**DATA SECTION:**

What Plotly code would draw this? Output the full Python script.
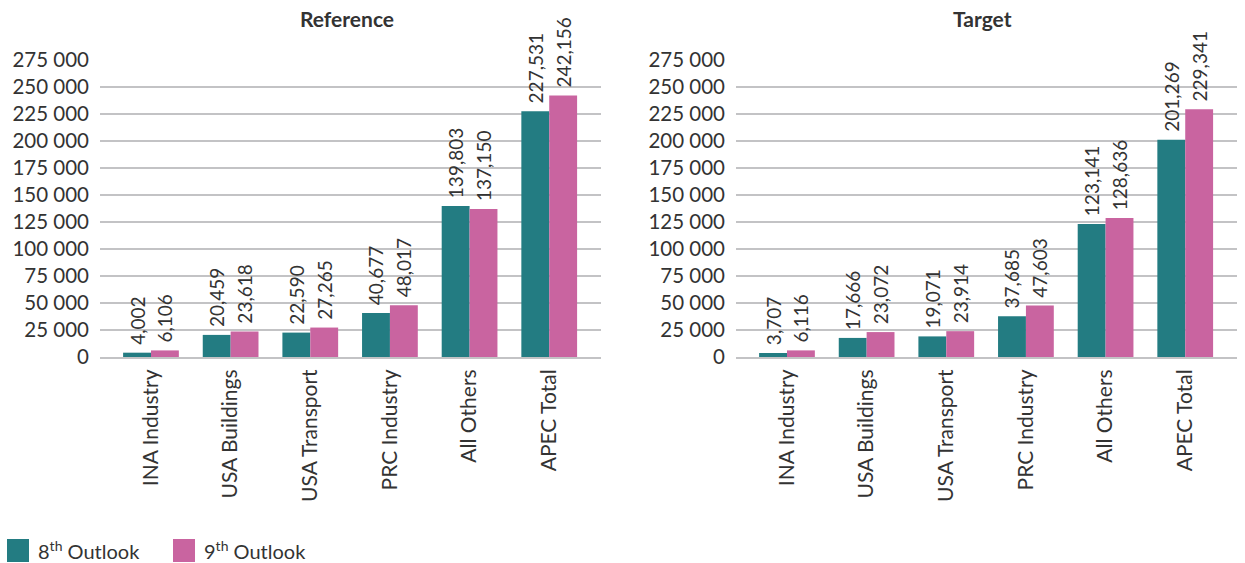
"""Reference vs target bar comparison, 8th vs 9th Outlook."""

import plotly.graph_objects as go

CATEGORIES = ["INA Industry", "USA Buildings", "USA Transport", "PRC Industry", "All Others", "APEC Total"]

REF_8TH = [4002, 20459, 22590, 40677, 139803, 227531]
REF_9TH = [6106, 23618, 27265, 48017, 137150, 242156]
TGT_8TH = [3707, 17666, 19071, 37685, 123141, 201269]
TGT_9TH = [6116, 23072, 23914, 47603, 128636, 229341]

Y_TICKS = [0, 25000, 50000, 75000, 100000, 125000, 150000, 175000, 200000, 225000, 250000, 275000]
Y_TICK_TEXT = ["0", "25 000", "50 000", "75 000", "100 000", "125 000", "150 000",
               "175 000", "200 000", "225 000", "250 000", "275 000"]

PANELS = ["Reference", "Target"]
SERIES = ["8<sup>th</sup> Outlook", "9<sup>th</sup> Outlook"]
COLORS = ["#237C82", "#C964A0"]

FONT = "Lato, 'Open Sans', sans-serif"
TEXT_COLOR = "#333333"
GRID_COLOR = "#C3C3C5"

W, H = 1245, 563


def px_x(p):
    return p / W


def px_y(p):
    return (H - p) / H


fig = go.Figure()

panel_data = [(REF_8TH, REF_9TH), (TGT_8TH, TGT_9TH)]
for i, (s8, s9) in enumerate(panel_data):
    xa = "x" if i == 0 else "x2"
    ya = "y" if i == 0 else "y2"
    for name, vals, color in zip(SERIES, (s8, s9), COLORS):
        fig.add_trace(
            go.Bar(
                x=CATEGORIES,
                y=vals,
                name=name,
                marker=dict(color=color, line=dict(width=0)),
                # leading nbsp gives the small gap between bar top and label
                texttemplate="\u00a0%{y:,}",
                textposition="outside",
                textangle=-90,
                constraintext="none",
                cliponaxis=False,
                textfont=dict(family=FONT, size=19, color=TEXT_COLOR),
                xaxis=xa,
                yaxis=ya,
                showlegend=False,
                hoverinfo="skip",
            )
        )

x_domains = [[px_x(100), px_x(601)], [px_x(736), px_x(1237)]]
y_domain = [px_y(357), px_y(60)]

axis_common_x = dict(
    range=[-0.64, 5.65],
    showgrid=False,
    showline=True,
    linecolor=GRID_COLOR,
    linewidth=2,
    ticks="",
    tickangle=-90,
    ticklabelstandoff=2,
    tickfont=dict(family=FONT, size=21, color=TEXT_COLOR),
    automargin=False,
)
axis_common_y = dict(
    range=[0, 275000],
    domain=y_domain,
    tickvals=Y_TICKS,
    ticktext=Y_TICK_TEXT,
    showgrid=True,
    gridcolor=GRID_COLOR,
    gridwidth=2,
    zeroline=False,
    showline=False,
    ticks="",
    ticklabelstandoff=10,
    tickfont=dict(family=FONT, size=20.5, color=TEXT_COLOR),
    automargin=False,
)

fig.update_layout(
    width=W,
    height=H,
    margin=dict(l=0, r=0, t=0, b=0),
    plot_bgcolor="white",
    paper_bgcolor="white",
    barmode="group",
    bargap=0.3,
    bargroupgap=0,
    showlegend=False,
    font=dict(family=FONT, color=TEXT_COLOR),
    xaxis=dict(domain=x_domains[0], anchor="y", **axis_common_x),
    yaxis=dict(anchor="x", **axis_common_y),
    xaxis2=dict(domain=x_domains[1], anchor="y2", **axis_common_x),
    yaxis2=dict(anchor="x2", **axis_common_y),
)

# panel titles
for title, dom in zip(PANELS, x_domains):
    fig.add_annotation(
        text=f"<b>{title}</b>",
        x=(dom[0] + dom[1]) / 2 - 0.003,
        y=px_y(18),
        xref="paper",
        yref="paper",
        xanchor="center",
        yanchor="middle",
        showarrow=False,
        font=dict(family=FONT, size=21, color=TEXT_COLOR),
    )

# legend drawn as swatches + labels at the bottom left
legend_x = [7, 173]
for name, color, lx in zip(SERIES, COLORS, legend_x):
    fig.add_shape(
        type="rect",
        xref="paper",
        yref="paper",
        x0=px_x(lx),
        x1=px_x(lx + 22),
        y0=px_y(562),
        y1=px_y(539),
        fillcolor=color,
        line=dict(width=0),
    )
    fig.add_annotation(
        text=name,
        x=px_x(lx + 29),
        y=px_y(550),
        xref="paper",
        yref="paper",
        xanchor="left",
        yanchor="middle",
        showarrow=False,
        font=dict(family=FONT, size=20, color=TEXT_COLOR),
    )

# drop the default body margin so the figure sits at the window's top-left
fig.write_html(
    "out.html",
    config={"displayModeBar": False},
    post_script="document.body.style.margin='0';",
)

**GIVEN PROBLEM:**
The lines from the start of the data through the line that contains "TGT_9TH = [6116, 23072, 23914, 47603, 128636, 229341]" are to be returned exactly, please, with both ends included and every picture left out.

**SOLUTION TO THE PROBLEM:**
What Plotly code would draw this? Output the full Python script.
"""Reference vs target bar comparison, 8th vs 9th Outlook."""

import plotly.graph_objects as go

CATEGORIES = ["INA Industry", "USA Buildings", "USA Transport", "PRC Industry", "All Others", "APEC Total"]

REF_8TH = [4002, 20459, 22590, 40677, 139803, 227531]
REF_9TH = [6106, 23618, 27265, 48017, 137150, 242156]
TGT_8TH = [3707, 17666, 19071, 37685, 123141, 201269]
TGT_9TH = [6116, 23072, 23914, 47603, 128636, 229341]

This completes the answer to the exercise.